1、为什么会要URL Encoding
RFC 1738: Uniform Resource Locators (URL) specification
The specification for URLs (RFC 1738, Dec. '94) poses a problem, in that it limits the use of allowed characters in URLs to only a limited subset of the US-ASCII character set:
"...Only alphanumerics [0-9a-zA-Z], the special characters "$-_.+!*'()," [not including the quotes - ed], and reserved characters used for their reserved purposes may be used unencoded within a URL."

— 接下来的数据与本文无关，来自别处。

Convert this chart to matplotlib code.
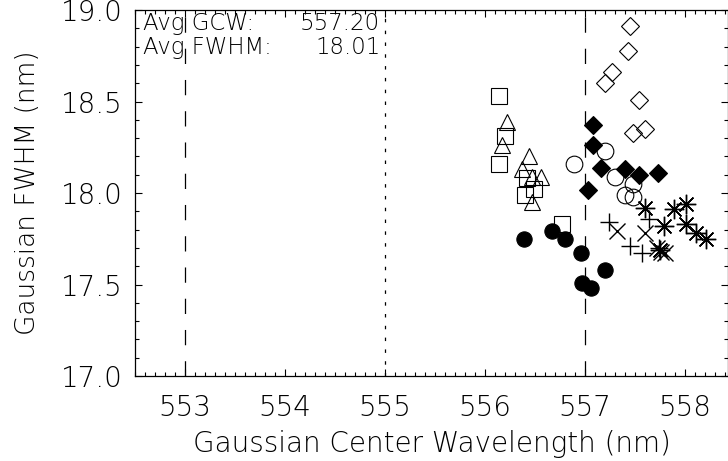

只有字母和数字[0-9a-zA-Z]、一些特殊符号" $-_.+!*'(),"[不包括双引号]、以及 某些保留字,才可以不经过编码直接用于URL。
根据官方表明:url只能使用ASCII字符集来通过因特网进行发送。
2、如何进行URL Encoding
URL encoding of a character consists of a "%" symbol, followed by the two-digit hexadecimal representation (case-insensitive) of the ISO-Latin code point for the character.
Example
- Space = decimal code point 32 in the ISO-Latin set.

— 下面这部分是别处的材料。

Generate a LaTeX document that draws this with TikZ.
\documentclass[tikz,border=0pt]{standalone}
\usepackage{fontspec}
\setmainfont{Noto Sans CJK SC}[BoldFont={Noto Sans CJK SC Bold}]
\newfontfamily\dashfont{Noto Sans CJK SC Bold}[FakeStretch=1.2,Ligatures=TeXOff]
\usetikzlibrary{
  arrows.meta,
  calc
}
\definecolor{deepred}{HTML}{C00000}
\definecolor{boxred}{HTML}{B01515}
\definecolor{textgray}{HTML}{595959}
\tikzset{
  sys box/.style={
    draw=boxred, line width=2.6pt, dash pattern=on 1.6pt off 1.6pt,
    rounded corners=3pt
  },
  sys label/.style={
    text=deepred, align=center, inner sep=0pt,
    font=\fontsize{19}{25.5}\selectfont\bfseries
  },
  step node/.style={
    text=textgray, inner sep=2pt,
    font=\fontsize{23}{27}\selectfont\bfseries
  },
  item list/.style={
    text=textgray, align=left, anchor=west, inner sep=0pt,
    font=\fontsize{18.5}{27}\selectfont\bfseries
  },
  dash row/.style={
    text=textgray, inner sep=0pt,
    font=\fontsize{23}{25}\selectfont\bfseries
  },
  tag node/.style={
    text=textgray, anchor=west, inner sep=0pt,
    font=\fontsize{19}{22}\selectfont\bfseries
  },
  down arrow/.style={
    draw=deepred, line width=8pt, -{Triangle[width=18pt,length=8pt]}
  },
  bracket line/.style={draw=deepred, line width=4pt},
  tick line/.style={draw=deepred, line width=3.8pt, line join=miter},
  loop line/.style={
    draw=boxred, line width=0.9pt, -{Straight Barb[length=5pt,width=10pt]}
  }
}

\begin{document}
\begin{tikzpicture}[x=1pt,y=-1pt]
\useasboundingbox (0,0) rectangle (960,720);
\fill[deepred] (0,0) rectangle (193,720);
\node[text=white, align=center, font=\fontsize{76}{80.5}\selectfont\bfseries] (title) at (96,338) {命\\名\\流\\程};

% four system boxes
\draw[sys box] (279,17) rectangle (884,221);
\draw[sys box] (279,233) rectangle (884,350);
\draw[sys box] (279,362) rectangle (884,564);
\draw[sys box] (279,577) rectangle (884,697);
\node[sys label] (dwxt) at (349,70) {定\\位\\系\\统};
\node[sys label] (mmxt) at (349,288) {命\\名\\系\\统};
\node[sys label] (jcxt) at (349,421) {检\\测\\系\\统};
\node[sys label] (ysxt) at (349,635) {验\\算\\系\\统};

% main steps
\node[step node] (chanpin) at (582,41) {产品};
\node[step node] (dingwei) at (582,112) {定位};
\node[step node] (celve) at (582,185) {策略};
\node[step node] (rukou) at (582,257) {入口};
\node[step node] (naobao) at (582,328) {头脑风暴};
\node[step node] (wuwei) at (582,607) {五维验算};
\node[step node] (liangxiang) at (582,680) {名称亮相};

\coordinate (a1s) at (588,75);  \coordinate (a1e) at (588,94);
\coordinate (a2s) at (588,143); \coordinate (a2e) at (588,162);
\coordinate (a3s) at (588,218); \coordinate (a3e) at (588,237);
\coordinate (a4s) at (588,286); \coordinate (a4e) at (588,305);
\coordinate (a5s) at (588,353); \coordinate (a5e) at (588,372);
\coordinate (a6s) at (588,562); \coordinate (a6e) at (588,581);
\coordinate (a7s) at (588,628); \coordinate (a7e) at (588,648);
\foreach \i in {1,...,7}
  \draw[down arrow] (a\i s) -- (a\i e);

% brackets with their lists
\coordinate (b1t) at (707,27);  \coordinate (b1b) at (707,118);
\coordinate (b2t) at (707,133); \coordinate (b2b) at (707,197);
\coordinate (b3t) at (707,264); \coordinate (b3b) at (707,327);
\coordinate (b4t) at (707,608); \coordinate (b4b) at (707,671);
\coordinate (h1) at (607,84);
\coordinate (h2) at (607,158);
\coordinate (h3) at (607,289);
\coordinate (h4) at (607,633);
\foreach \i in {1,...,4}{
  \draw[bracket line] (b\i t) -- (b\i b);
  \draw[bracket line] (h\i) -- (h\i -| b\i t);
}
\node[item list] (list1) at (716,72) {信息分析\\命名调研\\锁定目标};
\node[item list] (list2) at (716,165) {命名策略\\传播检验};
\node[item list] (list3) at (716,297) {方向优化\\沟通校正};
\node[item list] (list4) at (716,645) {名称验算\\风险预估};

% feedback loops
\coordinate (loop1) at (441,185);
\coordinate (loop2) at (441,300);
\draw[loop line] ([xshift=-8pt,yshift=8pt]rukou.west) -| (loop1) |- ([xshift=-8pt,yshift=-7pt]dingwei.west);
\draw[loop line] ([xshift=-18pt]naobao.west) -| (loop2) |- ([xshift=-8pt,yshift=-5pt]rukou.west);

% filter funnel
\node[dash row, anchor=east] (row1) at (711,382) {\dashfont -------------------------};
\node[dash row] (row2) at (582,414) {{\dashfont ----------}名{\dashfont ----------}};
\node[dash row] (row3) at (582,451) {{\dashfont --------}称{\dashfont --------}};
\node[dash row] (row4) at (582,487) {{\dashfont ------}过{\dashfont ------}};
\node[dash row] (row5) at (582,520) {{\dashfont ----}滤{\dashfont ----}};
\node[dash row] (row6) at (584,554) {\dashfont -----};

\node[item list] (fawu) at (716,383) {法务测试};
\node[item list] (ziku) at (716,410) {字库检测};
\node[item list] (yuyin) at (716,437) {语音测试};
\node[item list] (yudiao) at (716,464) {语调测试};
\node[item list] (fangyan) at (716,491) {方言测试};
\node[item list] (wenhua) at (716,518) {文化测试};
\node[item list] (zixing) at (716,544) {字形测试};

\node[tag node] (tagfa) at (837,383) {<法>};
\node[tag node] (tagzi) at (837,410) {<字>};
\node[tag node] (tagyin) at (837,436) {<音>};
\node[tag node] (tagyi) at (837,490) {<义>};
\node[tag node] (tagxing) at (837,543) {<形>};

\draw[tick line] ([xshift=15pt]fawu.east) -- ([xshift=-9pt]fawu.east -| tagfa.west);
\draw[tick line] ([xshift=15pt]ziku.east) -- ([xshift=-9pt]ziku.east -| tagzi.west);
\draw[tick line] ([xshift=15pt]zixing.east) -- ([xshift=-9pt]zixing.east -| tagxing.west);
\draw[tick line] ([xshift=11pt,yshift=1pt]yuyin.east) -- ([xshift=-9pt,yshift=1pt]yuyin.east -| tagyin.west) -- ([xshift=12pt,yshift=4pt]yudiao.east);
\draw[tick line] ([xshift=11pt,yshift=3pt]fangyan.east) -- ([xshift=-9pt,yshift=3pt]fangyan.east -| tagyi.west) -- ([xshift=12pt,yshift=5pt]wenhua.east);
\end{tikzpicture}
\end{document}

- 32 decimal = 20 in hexadecimal
- The URL encoded representation will be "%20"
字符 进行URL encoding 用一个%号和十六进制来表示。
注:空格ASCII码是32,对应16进制是20,那么urlencode编码结果是:%20,但在新标准中空格对应的是+,见RFC-1738。
3、base64编码和URL Encode编码区别
base64主要用于二进制数据编码、用于初步的加密(非明文可见)和安全的网络传输。
URL Encode主要用于编码 url 和安全传输 url, RFC 1738做了硬性规定。